Feast upon the Word Blog

A blog focused on LDS scriptures and teaching

What God Learned from the Flood

Posted by BrianJ on April 18, 2010

“The earth also was corrupt before God, and the earth was filled with violence.”

That’s how the flood story begins. So what do you do with a world incorrigibly filled with violence?

God met this violence with tremendous violence of his own: a deadly flood. The problem, which stood out to me recently as I studied Genesis, is that one, maybe two, generations later violence is rampant once again. As far as ridding the world of violence, the Flood appears to have been quite unsuccessful—and thankfully, God promised never to try that again!

Now, maybe I was being a bit facetious in the title when I suggested that God needed to learn something, but perhaps that’s the lesson of the Flood for us: you cannot successfully fight violence with violence.

5 Responses to “What God Learned from the Flood”

  1. Gerald Twitchell said

    It may be possible that we fall for the newsworthiness of violence and miss the real point of the removal of a civilization. It may be that when we apprehend where we are, what we are to be about, and the consequences, it may have been more about agency and the lack of it in civilizations who exhibit one of the attributes of the destruction of agency, violence.

    When Nephi was taught that it was better for one man to die than for a people to dwell in ignorance of the crucial knowledge to understand and use agency to become like God, it was not about violence, but the danger of losing the capacity to become like God.

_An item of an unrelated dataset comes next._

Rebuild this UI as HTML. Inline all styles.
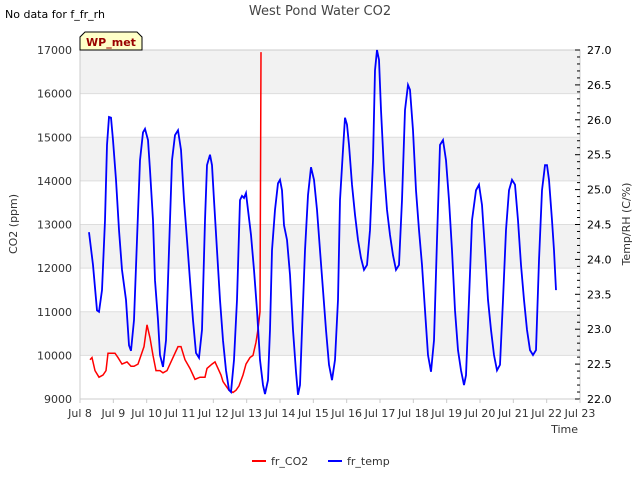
<!DOCTYPE html>
<html><head><meta charset="utf-8"><style>
body{margin:0;background:#fff;font-family:"Liberation Sans","DejaVu Sans",sans-serif}
svg text{font-family:"DejaVu Sans","Liberation Sans",sans-serif}
</style></head><body>
<svg id="chart" width="640" height="480" xmlns="http://www.w3.org/2000/svg">
<g id="bg"></g><g id="axes"></g><g id="marks"></g>
<text x="320" y="15" text-anchor="middle" font-size="13" fill="#444">West Pond Water CO2</text>
<text x="5" y="18" font-size="11" fill="#000">No data for f_fr_rh</text>
<g>
<path d="M80,50 L80,37 L85,32 L137,32 L142,37 L142,50 Z" fill="#ffffc8" stroke="#000" stroke-width="1"/>
<text x="111" y="46" text-anchor="middle" font-size="11" font-weight="bold" fill="#990000">WP_met</text>
</g>
<text transform="translate(17,224) rotate(-90)" text-anchor="middle" font-size="11" fill="#333">CO2 (ppm)</text>
<text transform="translate(630,224) rotate(-90)" text-anchor="middle" font-size="11" fill="#333">Temp/RH (C/%)</text>
<text x="578" y="433" text-anchor="end" font-size="11" fill="#333">Time</text>
<g>
<line x1="252" y1="461" x2="266" y2="461" stroke="#f00" stroke-width="2"/>
<text x="271" y="465" font-size="11" fill="#333">fr_CO2</text>
<line x1="328" y1="461" x2="342" y2="461" stroke="#00f" stroke-width="2"/>
<text x="347" y="465" font-size="11" fill="#333">fr_temp</text>
</g>
</svg>
<script>
const xTickDays=[8,9,10,11,12,13,14,15,16,17,18,19,20,21,22,23];
const yLeftTicks=[9000,10000,11000,12000,13000,14000,15000,16000,17000];
const yRightTicks=[22.0,22.5,23.0,23.5,24.0,24.5,25.0,25.5,26.0,26.5,27.0];
const co2Days=[8.30,8.36,8.45,8.57,8.69,8.78,8.84,9.05,9.14,9.26,9.41,9.53,9.62,9.74,9.83,9.92,10.01,10.10,10.19,10.28,10.40,10.49,10.61,10.76,10.94,11.03,11.15,11.30,11.45,11.60,11.75,11.81,11.96,12.05,12.14,12.23,12.29,12.38,12.47,12.59,12.68,12.77,12.89,12.98,13.10,13.19,13.28,13.34,13.40,13.43];
const co2Values=[9900,9950,9650,9500,9550,9650,10050,10050,9950,9800,9850,9750,9750,9800,10000,10200,10700,10400,10000,9650,9650,9600,9650,9900,10200,10200,9900,9700,9450,9500,9500,9700,9800,9850,9700,9550,9400,9300,9200,9150,9200,9300,9550,9800,9950,10000,10300,10600,11000,16950];
const tempDays=[8.27,8.39,8.51,8.57,8.66,8.75,8.81,8.87,8.93,8.99,9.08,9.17,9.26,9.38,9.47,9.53,9.62,9.71,9.80,9.89,9.95,10.04,10.10,10.19,10.25,10.34,10.40,10.49,10.58,10.67,10.76,10.85,10.94,11.03,11.12,11.21,11.30,11.39,11.48,11.57,11.66,11.75,11.81,11.90,11.96,12.02,12.11,12.20,12.29,12.38,12.47,12.53,12.62,12.71,12.80,12.86,12.92,12.98,13.04,13.13,13.22,13.31,13.40,13.49,13.55,13.64,13.70,13.76,13.85,13.94,14.00,14.06,14.12,14.21,14.30,14.39,14.48,14.54,14.60,14.66,14.75,14.84,14.93,15.02,15.11,15.20,15.29,15.38,15.47,15.56,15.65,15.74,15.80,15.89,15.95,16.01,16.07,16.16,16.25,16.34,16.43,16.52,16.61,16.70,16.79,16.85,16.91,16.97,17.03,17.12,17.21,17.30,17.39,17.48,17.57,17.66,17.75,17.84,17.90,17.99,18.08,18.17,18.26,18.35,18.44,18.53,18.62,18.71,18.80,18.89,18.98,19.07,19.16,19.25,19.34,19.43,19.52,19.58,19.67,19.76,19.88,19.97,20.06,20.15,20.24,20.33,20.42,20.51,20.60,20.69,20.78,20.87,20.96,21.05,21.14,21.23,21.32,21.41,21.50,21.59,21.68,21.77,21.86,21.95,22.01,22.07,22.16,22.22,22.28];
const tempValues=[24.39,23.92,23.27,23.25,23.56,24.56,25.64,26.04,26.03,25.71,25.14,24.42,23.85,23.42,22.77,22.69,23.13,24.28,25.42,25.82,25.87,25.71,25.28,24.56,23.70,23.13,22.63,22.46,22.84,24.13,25.42,25.78,25.85,25.57,24.85,24.28,23.70,23.13,22.66,22.59,22.99,24.56,25.35,25.50,25.35,24.85,24.13,23.42,22.84,22.41,22.13,22.10,22.56,23.42,24.85,24.91,24.88,24.95,24.71,24.35,23.85,23.27,22.56,22.20,22.07,22.27,22.99,24.13,24.71,25.09,25.14,24.99,24.49,24.28,23.78,22.99,22.39,22.06,22.20,22.99,24.13,24.92,25.32,25.14,24.71,24.13,23.56,22.99,22.49,22.27,22.56,23.42,24.85,25.57,26.03,25.93,25.64,25.07,24.64,24.28,24.02,23.85,23.92,24.42,25.42,26.71,27.00,26.86,26.14,25.28,24.71,24.35,24.06,23.85,23.92,24.85,26.14,26.50,26.43,25.85,24.99,24.42,23.92,23.27,22.63,22.39,22.84,24.28,25.64,25.71,25.42,24.85,24.13,23.27,22.70,22.41,22.20,22.34,23.42,24.56,24.99,25.07,24.78,24.13,23.42,22.99,22.63,22.41,22.49,23.42,24.42,24.99,25.14,25.07,24.56,23.92,23.42,22.99,22.70,22.63,22.70,23.99,24.99,25.35,25.35,25.14,24.56,24.13,23.56];

const L=80,R=580,T=50,B=399;
const x=d=>L+(d-8)/15*(R-L);
const yL=v=>B-(v-9000)/8000*(B-T);
const yR=v=>B-(v-22)/5*(B-T);
const NS='http://www.w3.org/2000/svg';
function mk(tag,attrs,parent){const e=document.createElementNS(NS,tag);for(const k in attrs)e.setAttribute(k,attrs[k]);parent.appendChild(e);return e;}
const bg=document.getElementById('bg'),axes=document.getElementById('axes'),marks=document.getElementById('marks');
mk('rect',{x:L,y:T,width:R-L,height:B-T,fill:'#fff'},bg);
for(let i=0;i<yLeftTicks.length-1;i++){
  if(i%2===1){const r=mk('rect',{x:L,y:yL(yLeftTicks[i+1]),width:R-L,height:yL(yLeftTicks[i])-yL(yLeftTicks[i+1]),fill:'#f2f2f2'},bg);
  
  }
}
yLeftTicks.forEach(v=>{
  const g=mk('line',{x1:L,x2:R,y1:yL(v),y2:yL(v),stroke:'#ddd','stroke-width':1},bg);
  
  
  const t=mk('text',{x:L-8,y:yL(v)+4,'text-anchor':'end','font-size':11,fill:'#333'},axes);
  t.textContent=v;
  
  
});
const fr=mk('rect',{x:L,y:T,width:R-L,height:B-T,fill:'none',stroke:'#ccc','stroke-width':1},axes);


for(let v=22;v<=27.001;v+=0.1){
  const major=Math.abs(v*2-Math.round(v*2))<0.01;
  mk('line',{x1:R-(major?5:3),x2:R,y1:yR(v),y2:yR(v),stroke:'#000','stroke-width':1},axes);
}
yRightTicks.forEach(v=>{
  const t=mk('text',{x:R+7,y:yR(v)+4,'font-size':11,fill:'#000'},axes);
  t.textContent=v.toFixed(1);
  
  
});
xTickDays.forEach(d=>{
  mk('line',{x1:x(d),x2:x(d),y1:B,y2:B+4,stroke:'#ccc'},axes);
  const t=mk('text',{x:x(d),y:B+18,'text-anchor':'middle','font-size':11,fill:'#333'},axes);
  t.textContent='Jul '+d;
  
  
});
const pc=mk('polyline',{points:co2Days.map((d,i)=>x(d)+','+yL(co2Values[i])).join(' '),fill:'none',stroke:'#f00','stroke-width':1.5},marks);


const pt=mk('polyline',{points:tempDays.map((d,i)=>x(d)+','+yR(tempValues[i])).join(' '),fill:'none',stroke:'#00f','stroke-width':1.8},marks);


</script>
</body></html>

    To be sure there is violence enough and to spare in this world, but the determination to rule with blood and horror is all about the destruction of agency and taking away the chance that anyone can become like God by those who will never be able to do that. Perhaps it is even a loving Father removing those who have succumbed to such a degree of violence from further condemning themselves.

  2. Jacob J said

    Well, if that is what God learned from the flood then he is not very good at logic. He could have learned that one massive act of violence is unlikely to stop all future violence, but to extropolate from the flood story to pacifism is a leap indeed. Plus, if you keep reading you’ll find out God didn’t turn over a new non-violent leaf after the flood. Also, we routinely fight violence with violence and it is by concentrating the threat of violence in one place (police) that we have created the least violent time in our earth’s history (which is now).

  3. BrianJ said

    Jacob: You’re probably right.

    Still, I wonder about how the story is presented: God sees some problem with the world, decides to “fix it,” but then the world is right back where it was before the “fix.” What’s the point? If the fix worked, why not do it again (and again and again and again) every time there’s rampant evilness? If it didn’t work, why not?

    “if you keep reading you’ll find out God didn’t turn over a new non-violent leaf” Yeah, that God of the OT is one complicated guy, preaching forgiveness and mercy one minute and then telling the Israelites to go slaughter children the next.

    “but to extrapolate…is a leap indeed.” I’m not too worried about interpreting the God of the OT as an extremist, btw. I think the book is filled with stories that teach a particular moral/lesson to a the extreme, only to be contradicted by another story that takes it to the opposite extreme. If we patterned our lives exactly after the OT God’s actions we’d be a mess, and I think the stories are better read as exaggerations to make a point. Thus, for example, I’m comfortable with the idea of telling the Israelites to completely destroy all things Amalekite (since this a lesson about not accepting the least amount of impure influence (that’s a silly term I just made up, but oh well)) while in practice I think it would be totally deplorable.

    “it is by concentrating the threat of violence in one place (police) that we have created the least violent time in our earth’s history (which is now).” Yes, that’s certainly part of our peace, but to suggest that our police force is the only reason our day is the least violent in history would also be a big leap. In the end, I think a lot of scripture stories are extremes that highlight only one consideration of the larger equations we face as we try to choose the right/best path—“a time to kill, a time to heal, a time to break down, a time to build up” and all that. Instead of getting precise calculations from God (e.g., you may not strike back if someone hits you above the waist but below the throat but not directly in the sides or the exact center of the small of the back unless it is with an open fist…) we get the extremes.

  4. […] What God Learned from the Flood […]

  5. kirkcaudle said

    “by concentrating the threat of violence in one place (police)…we have created the least violent time in our earth’s history.”-Jacob

    This is a good observation. I am not trying to start a political debate here, but it makes me think about “the right to bare arms” in a different light. Imagine what the world would be like if the only threat of violence came from God and not man.

    Perhaps that is part of the problem with humanity today. Our threats of punishment (violence) come from too many directions. We are often less concerned with what God can do to us and more concerned with how other humans can harm us. Most people in the world today do not see the violence/punishment that takes place in their lives being centered around God. Maybe we have lost track of something?

    By this logic, maybe the flood was God’s way of showing humanity that he is ultimately in control. The only threats to humanity that really matter are concentrated within Him.